Es mag zwar sein, daß der Kläger bereits vor dem 31. Mai 1933 bei Fortdauer des nationalsozialistischen Regimes nicht mehr ernsthaft damit rechnen konnte, später in den Genuß von Versorgungsbezügen zu gelangen. Die Gewährleistung von Versorgungsanwartschaft gegenüber jüdischen Beamten blieb jedoch in dieser Zeit aufrechterhalten; die mit der Machtergreifung Hitlers eingeleitete Entwicklung war auch nicht so weit fortgeschritten, daß die Gewährleistung jede Wirkung eingebüßt hatte und damit ohne weiteres Versicherungspflicht eingetreten war. In diesem Zusammenhang kann nicht unbeachtet bleiben, daß das Gesetz zur Wiederherstellung des Berufsbeamtentums vom 7. April 1933 selbst davon ausging, daß die Beamtenverhältnisse der nach § 3 Abs. 1 zu entlassenden Beamten bis zur förmlichen Beendigung im Einzelfalle fortbestanden (§§ 7, 8) und daß den ausgeschiedenen Beamten grundsätzlich Versorgung zugebilligt wurde (§ 8); für die Nachversicherung beim Ausscheiden ohne Versorgung galten die allgemeinen Vorschriften (vgl. Koch/Hartmann/v. Altrock/Fürst, AVG, 2. und 3. Aufl., Band I, Anm. VI 6d zu § 18). Im Falle des Klägers ist die Nachversicherung offenbar nach § 2 der Aufschubverordnung vom 4. Oktober 1930 (RGBl I S. 459) unterblieben.
Aber auch die weitere Voraussetzung des § 14 Abs. 2 WGSVG, daß Beiträge aus Verfolgungsgründen nicht entrichtet worden sind, ist nicht erfüllt. Beiträge sind dann aus Verfolgungsgründen nicht entrichtet worden, wenn die Beitragsleistung wegen konkreter Verfolgungsmaßnahmen gegen den Arbeitgeber oder den Arbeitnehmer unterblieben ist (SozR 5070 § 14 Nr. 1). Für den Kläger wurden aber Beiträge allein deswegen nicht entrichtet, weil er nach § 11 AVG a.F. als versicherungsfrei erachtet wurde; diese Annahme war ebenso wie die Versicherungsfreiheit selbst nicht durch Verfolgungsmaßnahmen (Verfolgungsgründe) bedingt.
Entgegen der Auffassung des Klägers ist auch für eine entsprechende Anwendung von § 14 Abs. 2 WGSVG kein Raum.
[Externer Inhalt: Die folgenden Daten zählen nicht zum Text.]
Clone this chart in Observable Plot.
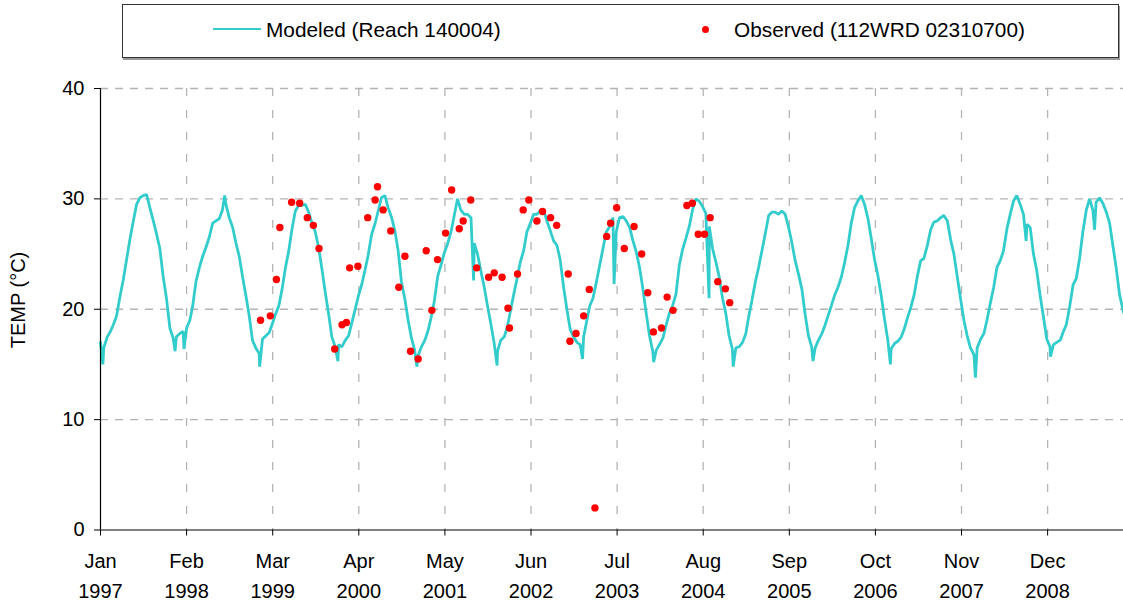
<!DOCTYPE html>
<html>
<head>
<meta charset="utf-8">
<script src="https://cdn.jsdelivr.net/npm/d3@7"></script>
<script src="https://cdn.jsdelivr.net/npm/@observablehq/plot@0.6"></script>
<style>
  html, body { margin: 0; padding: 0; background: #fff; overflow: hidden; }
  #wrap { position: relative; width: 1123px; height: 606px; font-family: "Liberation Sans", Arial, sans-serif; color: #000; }
  #legend { position: absolute; left: 122px; top: 4px; width: 995px; height: 52px; border: 1px solid #333; box-shadow: 1px 2px 0 #999; background: #fff; }
  .ltext { position: absolute; font-size: 20.8px; line-height: 24px; white-space: nowrap; z-index: 2; }
  #sw1 { position: absolute; left: 213px; top: 28px; width: 48px; height: 2px; background: #33cccc; z-index: 2; }
  #sw2 { position: absolute; left: 702px; top: 26px; width: 7px; height: 7px; border-radius: 50%; background: #ff0000; z-index: 2; }
  #ylabel { position: absolute; left: -82px; top: 288px; width: 200px; height: 24px; line-height: 24px; text-align: center; font-size: 20px; transform: rotate(-90deg); white-space: nowrap; z-index: 3; }
  #chart { position: absolute; left: 0; top: 66px; z-index: 1; }
</style>
</head>
<body>
<div id="wrap">
  <div id="legend"></div>
  <div id="sw1"></div>
  <div class="ltext" style="left:266px; top:18px;">Modeled (Reach 140004)</div>
  <div id="sw2"></div>
  <div class="ltext" style="left:734px; top:18px;">Observed (112WRD 02310700)</div>
  <div id="chart"></div>
  <div id="ylabel">TEMP (°C)</div>
</div>
<script>
// ---- x axis ticks (every 396 days, labelled month / year) ----
const tickDates = ["1997-01-01","1998-02-01","1999-03-04","2000-04-03","2001-05-04","2002-06-04",
                   "2003-07-05","2004-08-04","2005-09-04","2006-10-05","2007-11-05","2008-12-05"];
const tickLabels = ["Jan\n1997","Feb\n1998","Mar\n1999","Apr\n2000","May\n2001","Jun\n2002",
                    "Jul\n2003","Aug\n2004","Sep\n2005","Oct\n2006","Nov\n2007","Dec\n2008"];
const yTicks = [0, 10, 20, 30, 40];
const xDomain = ["1997-01-01", "2009-11-19"];

// ---- Modeled (Reach 140004): values on the 1st and 16th of each month ----
const modeled1997 = [17.0,16.5,17.5,18.0,18.6,19.4,21.2,22.7,24.5,26.3,28.0,29.5,30.1,30.3,30.4,29.2,28.0,26.8,25.5,23.0,20.9,18.3,17.4,17.5];
const modeled1998 = [17.8,18.0,18.3,19.0,20.3,22.5,23.8,24.8,25.6,26.5,27.8,28.0,28.2,29.0,29.5,28.3,27.4,26.0,24.8,23.0,21.2,19.4,17.2,16.5];
const modeled1999 = [16.0,17.3,17.6,17.9,18.6,19.5,20.3,21.8,23.7,25.2,27.3,28.9,29.4,29.4,29.5,28.8,27.8,27.0,25.6,23.7,21.5,19.6,17.5,16.6];
const modeled2000 = [16.8,16.6,17.2,17.6,18.7,19.9,21.2,22.2,23.5,24.9,26.8,27.7,28.9,30.1,30.3,29.2,28.3,27.1,25.3,22.5,20.9,19.0,17.4,16.3];
const modeled2001 = [15.8,16.6,17.2,18.1,19.2,20.7,23.0,24.0,25.1,25.9,27.0,28.5,30.0,29.0,28.6,28.6,28.3,26.0,25.0,23.5,22.0,20.3,18.7,17.0];
const modeled2002 = [16.2,17.2,17.5,18.5,19.8,21.3,22.8,24.3,25.3,27.0,27.8,28.6,28.6,28.9,29.0,28.0,27.1,26.2,25.8,24.5,22.0,20.0,18.2,17.5];
const modeled2003 = [17.0,16.8,17.5,19.0,20.3,21.0,22.5,24.0,25.5,27.0,27.5,28.3,27.0,28.3,28.4,28.0,27.4,26.2,25.2,23.8,21.8,19.6,17.6,16.2];
const modeled2004 = [16.3,16.8,17.4,18.6,19.6,20.3,21.4,24.0,25.4,26.4,27.5,29.0,30.0,29.8,29.3,28.7,27.5,25.5,24.3,23.0,21.0,19.6,17.6,16.4];
const modeled2005 = [16.5,16.6,17.0,17.8,19.3,20.8,22.5,23.8,25.3,26.8,28.5,28.8,28.8,28.6,28.9,28.6,27.4,26.0,24.4,23.2,21.8,19.5,17.6,16.6];
const modeled2006 = [16.5,17.2,17.8,18.6,19.4,20.3,21.3,22.0,22.9,24.2,25.8,27.8,29.2,29.8,30.3,29.5,28.2,26.4,24.5,23.1,21.2,19.1,17.2,16.4];
const modeled2007 = [16.9,17.1,17.5,18.3,19.2,20.1,21.3,23.0,24.4,24.6,25.8,27.2,27.9,28.0,28.3,28.5,28.0,26.3,25.0,23.0,20.9,19.0,17.6,16.5];
const modeled2008 = [15.9,16.5,17.3,17.8,19.0,20.5,22.0,23.8,24.4,25.3,27.3,28.6,29.8,30.3,29.5,28.6,27.7,27.4,25.0,23.5,21.2,19.3,17.3,16.6];
const modeled2009 = [16.8,17.0,17.2,18.0,18.6,20.2,22.2,22.8,24.6,27.0,29.0,30.0,29.0,29.7,30.1,29.6,28.8,27.8,25.8,23.8,21.3,20.0];
const modeledYears = [1997,1998,1999,2000,2001,2002,2003,2004,2005,2006,2007,2008,2009];
const modeledSeries = [modeled1997,modeled1998,modeled1999,modeled2000,modeled2001,modeled2002,modeled2003,
                       modeled2004,modeled2005,modeled2006,modeled2007,modeled2008,modeled2009];
// individual daily spikes
const spikeDates  = ["1997-01-12","1997-12-10","1998-01-20","1998-07-26","1999-01-03","1999-12-29","2000-12-26",
                     "2001-09-13","2001-12-30","2003-01-27","2003-06-21","2003-12-20","2004-08-31","2004-12-20",
                     "2005-12-22","2006-12-13","2008-01-08","2008-08-28","2008-12-18","2009-07-09","2009-11-19"];
const spikeValues = [15.0,16.2,16.4,30.3,14.8,15.3,14.8,
                     22.6,14.9,15.5,22.3,15.2,21.0,14.8,
                     15.3,15.0,13.8,26.2,15.7,27.2,19.7];

// ---- Observed (112WRD 02310700) ----
const obsDates = ["1999-01-07","1999-02-21","1999-03-21","1999-04-06","1999-05-30","1999-07-06","1999-08-10","1999-09-07","1999-10-03","1999-12-14",
  "2000-01-17","2000-02-06","2000-02-21","2000-03-30","2000-05-14","2000-06-17","2000-06-28","2000-07-24","2000-08-28","2000-10-04","2000-11-01","2000-11-27",
  "2001-01-01","2001-02-07","2001-03-05","2001-03-31","2001-05-07","2001-06-04","2001-07-09","2001-07-27","2001-08-31","2001-09-27","2001-11-21","2001-12-17",
  "2002-01-22","2002-02-18","2002-02-25","2002-04-03","2002-04-29","2002-05-25","2002-07-01","2002-07-27","2002-09-02","2002-09-30","2002-11-22","2002-11-30","2002-12-28",
  "2003-02-01","2003-02-27","2003-03-25","2003-05-18","2003-06-05","2003-07-03","2003-08-07","2003-09-21","2003-10-26","2003-11-23","2003-12-19",
  "2004-01-25","2004-02-20","2004-03-18","2004-05-21","2004-06-15","2004-07-12","2004-08-10","2004-09-05","2004-10-10","2004-11-14","2004-12-04"];
const obsValues = [19.0,19.4,22.7,27.4,29.7,29.6,28.3,27.6,25.5,16.4,
  18.6,18.8,23.75,23.9,28.3,29.9,31.1,29.0,27.1,22.0,24.8,16.2,
  15.5,25.3,19.9,24.5,26.9,30.8,27.3,28.0,29.9,23.75,22.9,23.3,
  22.9,20.1,18.3,23.2,29.0,29.9,28.0,28.85,28.3,27.6,23.2,17.1,17.8,
  19.4,21.8,2.0,26.6,27.8,29.2,25.5,27.5,25.0,21.5,17.95,
  18.3,21.1,19.9,29.4,29.6,26.8,26.8,28.3,22.5,21.85,20.6];

// ---- build tables ----
const modeled = [];
modeledSeries.forEach((vals, k) => {
  vals.forEach((v, i) => modeled.push({date: new Date(Date.UTC(modeledYears[k], Math.floor(i / 2), i % 2 ? 16 : 1)), temp: v}));
});
spikeDates.forEach((d, i) => modeled.push({date: new Date(d), temp: spikeValues[i]}));
modeled.sort((a, b) => a.date - b.date);
const observed = obsDates.map((d, i) => ({date: new Date(d), temp: obsValues[i]}));
const ticks = tickDates.map(d => new Date(d));
const labelOf = new Map(ticks.map((d, i) => [+d, tickLabels[i]]));

const chart = Plot.plot({
  width: 1123,
  height: 540,
  marginLeft: 100,
  marginRight: 0,
  marginTop: 22,
  marginBottom: 76.5,
  style: {fontFamily: '"Liberation Sans", Arial, sans-serif', fontSize: "20px", color: "#000", background: "transparent", overflow: "hidden"},
  x: {type: "utc", domain: xDomain.map(d => new Date(d)), label: null},
  y: {domain: [0, 40], label: null},
  marks: [
    Plot.ruleY(yTicks.filter(v => v > 0), {stroke: "#b4b4b4", strokeWidth: 1.3, strokeDasharray: "8,7"}),
    Plot.ruleX(ticks.slice(1), {stroke: "#b4b4b4", strokeWidth: 1.3, strokeDasharray: "8,14"}),
    Plot.line(modeled, {x: "date", y: "temp", stroke: "#33cccc", strokeWidth: 2.8, strokeLinejoin: "miter"}),
    Plot.dot(observed, {x: "date", y: "temp", r: 3.7, fill: "#ff0000", stroke: "none"}),
    Plot.ruleY([0], {stroke: "#000", strokeWidth: 1.2}),
    Plot.ruleX([ticks[0]], {stroke: "#000", strokeWidth: 1.2}),
    Plot.axisY({ticks: yTicks, tickSize: 6, tickPadding: 10, fontSize: 20, label: null, stroke: "#000"}),
    Plot.axisX({ticks: ticks, tickSize: 6, tickPadding: 11.5, fontSize: 20, lineHeight: 1.475,
                tickFormat: d => labelOf.get(+d), label: null, stroke: "#000"})
  ]
});
document.getElementById("chart").appendChild(chart);
</script>
</body>
</html>
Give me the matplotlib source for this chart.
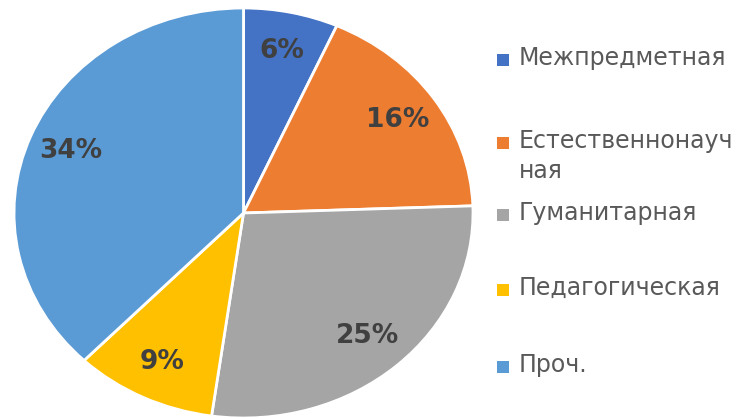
import matplotlib.pyplot as plt
from matplotlib.patches import Rectangle

# данные
categories = ['Межпредметная', 'Естественнонауч\nная', 'Гуманитарная', 'Педагогическая', 'Проч.']
values = [6, 16, 25, 9, 34]
colors = ['#4472C4', '#ED7D31', '#A5A5A5', '#FFC000', '#5B9BD5']

W, H = 749, 418
fig = plt.figure(figsize=(W / 100, H / 100), dpi=100)

# эллипс: оси растянуты по горизонтали
ax = fig.add_axes([14 / W, 1 - 418 / H, 459 / W, 410 / H])
total = sum(values)
wedges, texts, autotexts = ax.pie(
    values, colors=colors, startangle=90, counterclock=False,
    autopct=lambda p: f"{round(p * total / 100):.0f}%", pctdistance=0.81,
    wedgeprops=dict(edgecolor='white', linewidth=2),
    textprops=dict(color='#404040', fontsize=19, fontweight='bold', family='DejaVu Sans'))
ax.set_aspect('auto')
ax.set_xlim(-1.0, 1.0)
ax.set_ylim(-1.0, 1.0)
ax.axis('off')

# легенда вручную (маркер у первой строки)
leg_y = [60, 143, 215, 290, 367]
for name, col, y in zip(categories, colors, leg_y):
    fig.patches.append(Rectangle((497 / W, 1 - (y + 6) / H), 12 / W, 12 / H,
                                 transform=fig.transFigure, facecolor=col, edgecolor='none'))
    fig.text(519 / W, 1 - (y - 14) / H, name, va='top', ha='left', fontsize=17,
             color='#595959', family='DejaVu Sans', linespacing=1.3)

fig.savefig('out.png', dpi=100)
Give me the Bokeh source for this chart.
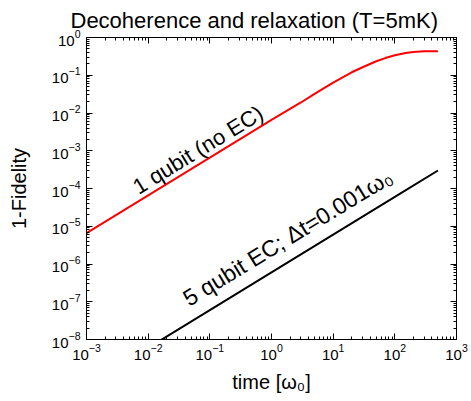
import math
from bokeh.plotting import figure
from bokeh.models import LogAxis, FixedTicker, Label, Range1d, CustomJSTickFormatter
from bokeh.embed import file_html
from bokeh.resources import INLINE

# ---- data ----
time_1q = [1e-3, 1e-2, 1e-1, 1e0, 3e0, 5e0, 7e0, 1e1, 1.5e1, 2e1, 3e1, 5e1, 7e1, 1e2, 1.5e2, 2e2, 3e2, 4e2, 5e2]
infid_1q = [6.6e-6, 6.6e-5, 6.6e-4, 6.6e-3, 1.9e-2, 3.2e-2, 4.5e-2, 6.4e-2, 9.2e-2, 0.12, 0.163, 0.235, 0.285,
            0.34, 0.39, 0.415, 0.43, 0.434, 0.435]

time_5q = [1e-2, 1e-1, 1e0, 1e1, 1e2, 5e2]
infid_5q = [6.0e-9, 6.0e-8, 6.0e-7, 6.0e-6, 6.0e-5, 3.0e-4]

x_major = [10.0 ** k for k in range(-3, 4)]
y_major = [10.0 ** k for k in range(-8, 1)]
x_minor = [m * 10.0 ** k for k in range(-3, 3) for m in range(2, 10)]
y_minor = [m * 10.0 ** k for k in range(-8, 0) for m in range(2, 10)]

title_text = "Decoherence and relaxation (T=5mK)"
xlabel = "time [ω₀]"
ylabel = "1-Fidelity"
label_1q = "1 qubit (no EC)"
label_5q = "5 qubit EC; Δt=0.001ω₀"

FONT = "Liberation Sans"

p = figure(frame_width=370, frame_height=302,
           x_axis_type="log", y_axis_type="log",
           x_range=Range1d(1e-3, 1e3), y_range=Range1d(1e-8, 1),
           min_border_left=86, min_border_right=15, min_border_top=37, min_border_bottom=62,
           output_backend="svg", toolbar_location=None)

p.title.text = title_text
p.title.text_font = FONT
p.title.text_font_size = "22px"
p.title.text_font_style = "normal"
p.title.text_color = "black"
p.title.align = "left"
p.title.offset = -16
p.title.standoff = 10

p.grid.visible = False
p.outline_line_color = "black"
p.outline_line_width = 1
p.background_fill_color = "white"
p.border_fill_color = "white"

xt = FixedTicker(ticks=x_major, minor_ticks=x_minor)
yt = FixedTicker(ticks=y_major, minor_ticks=y_minor)

def style_axis(ax, ticker, show_labels):
    ax.ticker = ticker
    ax.axis_line_color = "black"
    ax.major_tick_line_color = "black"
    ax.minor_tick_line_color = "black"
    ax.major_tick_in = 6
    ax.major_tick_out = 0
    ax.minor_tick_in = 3
    ax.minor_tick_out = 0
    if show_labels:
        ax.major_label_text_font = FONT
        ax.major_label_text_font_size = "15px"
        ax.major_label_text_color = "black"
        ax.axis_label_text_font = FONT
        ax.axis_label_text_font_size = "20px"
        ax.axis_label_text_font_style = "normal"
        ax.axis_label_text_color = "black"
    else:
        ax.formatter = CustomJSTickFormatter(code="return ''")
        ax.major_label_text_font_size = "1px"
        ax.major_label_text_color = None
        ax.major_label_standoff = 0

xa = p.xaxis[0]
style_axis(xa, xt, True)
xa.axis_label = xlabel
xa.major_label_standoff = 4
xa.axis_label_standoff = 8

ya = p.yaxis[0]
style_axis(ya, yt, True)
ya.axis_label = ylabel
ya.major_label_standoff = 6
ya.axis_label_standoff = 19

top = LogAxis()
style_axis(top, xt, False)
p.add_layout(top, "above")
right = LogAxis()
style_axis(right, yt, False)
p.add_layout(right, "right")

p.line(time_1q, infid_1q, line_color="#ff0000", line_width=2)
p.line(time_5q, infid_5q, line_color="black", line_width=2)

ang = math.degrees(math.atan((302 / 8) / (370 / 6)))
p.add_layout(Label(x=10 ** -2.216, y=10 ** -4.0, text=label_1q, angle=ang, angle_units="deg",
                   text_font=FONT, text_font_size="22px", text_align="left",
                   text_baseline="alphabetic", text_color="black"))
p.add_layout(Label(x=10 ** -1.40, y=10 ** -6.96, text=label_5q, angle=ang, angle_units="deg",
                   text_font=FONT, text_font_size="23px", text_align="left",
                   text_baseline="alphabetic", text_color="black"))

open("out.html", "w").write(file_html(p, INLINE))
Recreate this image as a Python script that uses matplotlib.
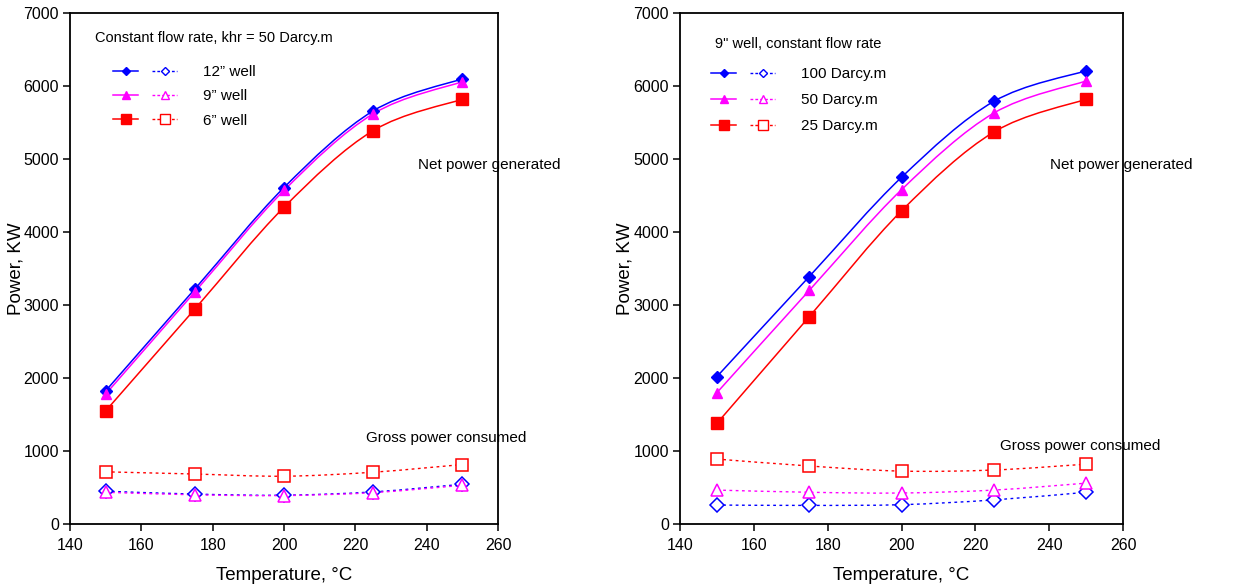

Nach Sinn und Zweck liegt zwar der Gedanke nahe, die Vorschrift auch beim Unterbleiben einer Nachversicherung aus Verfolgungsgründen anzuwenden, soweit nicht bereits § 99 des Allgemeinen Kriegsfolgengesetzes oder Art. 6 § 18 des Fremdrenten- und Auslandsrenten-Neuregelungsgesetzes Abhilfe schaffen; im Falle des Klägers ist aber, wie erwähnt, auch die Nachversicherung nicht aus Verfolgungsgründen, sondern offenbar aufgrund von § 2 der Aufschubverordnung unterblieben. Der entsprechenden Anwendung von § 14 Abs. 2 WGSVG schließlich auf den Fall, daß das Ausscheiden aus der versicherungsfreien Beschäftigung durch Verfolgungsmaßnahmen bedingt ist, steht entgegen, daß hierfür das BWGöD abschließende Regelungen getroffen hat. Nach diesem Gesetz bezieht der Kläger auch Ruhegehalt; wenn bei dessen Bemessung die streitige Zeit nur zu einem Teil berücksichtigt worden ist, so kann das nicht zur Folge haben, daß er für die nicht einbezogene Zeit in der Rentenversicherung als versichert betrachtet werden müßte, zumal es insoweit an einem Schaden in der Sozialversicherung (vgl. § 1 Abs. 1 WGSVG) überhaupt fehlt.
Nach alledem war die Revision zurückzuweisen (§ 170 Abs. 1 Satz 2 SGG).
Die Kostenentscheidung, die sich auf die Kosten des Revisionsverfahrens und die des vorangegangenen Beschwerdeverfahrens bezieht, ergibt sich aus § 193 SGG.